Outro bom achado da edição lançada pela Devir – que inclui ainda um CD de instalação do game – é a bela capa de autoria do jornalista e artista gráfico Ivan Jerônimo, também funcionário da Hoplon. Apesar de um dos principais diferenciais do jogo ser os gráficos 3D, foi bastante agradável a escolha de uma ilustração mais, digamos, orgânica – apesar de ser uma pintura eletrônica – para a obra impressa. Mesmo assim, para instigar a curiosidade dos leitores e potenciais jogadores, além de aproveitar o material desenvolvido por um batalhão de designers, uma falha da edição foi a de não incluir no interior do livro algumas imagens disponíveis do game. Um apanhado das incontáveis naves, de todas as classes e modelos, citadas ao longo do romance poderia ilustrar a abertura dos 41 capítulos espalhados por 320 páginas, por exemplo.

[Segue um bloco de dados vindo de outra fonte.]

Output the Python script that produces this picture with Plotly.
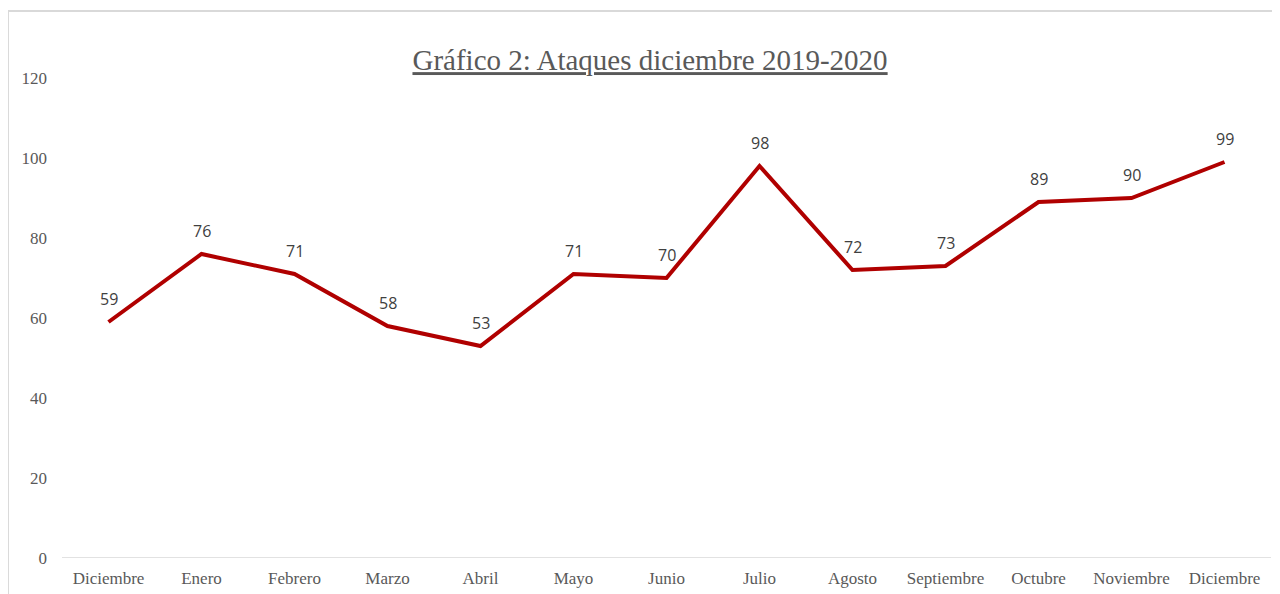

Taikodom: Despertar é uma boa amostra do que se pode esperar dos próximos lançamentos editoriais que devem expandir o universo do jogo. Há histórias em quadrinhos sendo produzidas e novos livros previstos. O próximo lançamento deve ser uma coletânea de contos de autoria de Gerson Lodi-Ribeiro, alguns disponíveis no site, que se passam antes e depois da história contada neste primeiro romance. A previsão é de que os lançamentos cruzem fronteiras e sejam exportados para outros países, em um primeiro momento, para Portugal. Isso tudo fora as perspectivas de Taikodom, o game, propriamente dito. Nada mal para um projeto que começou quase simultaneamente com o primeiro passo dado pelo chinês Yang Liwei no espaço.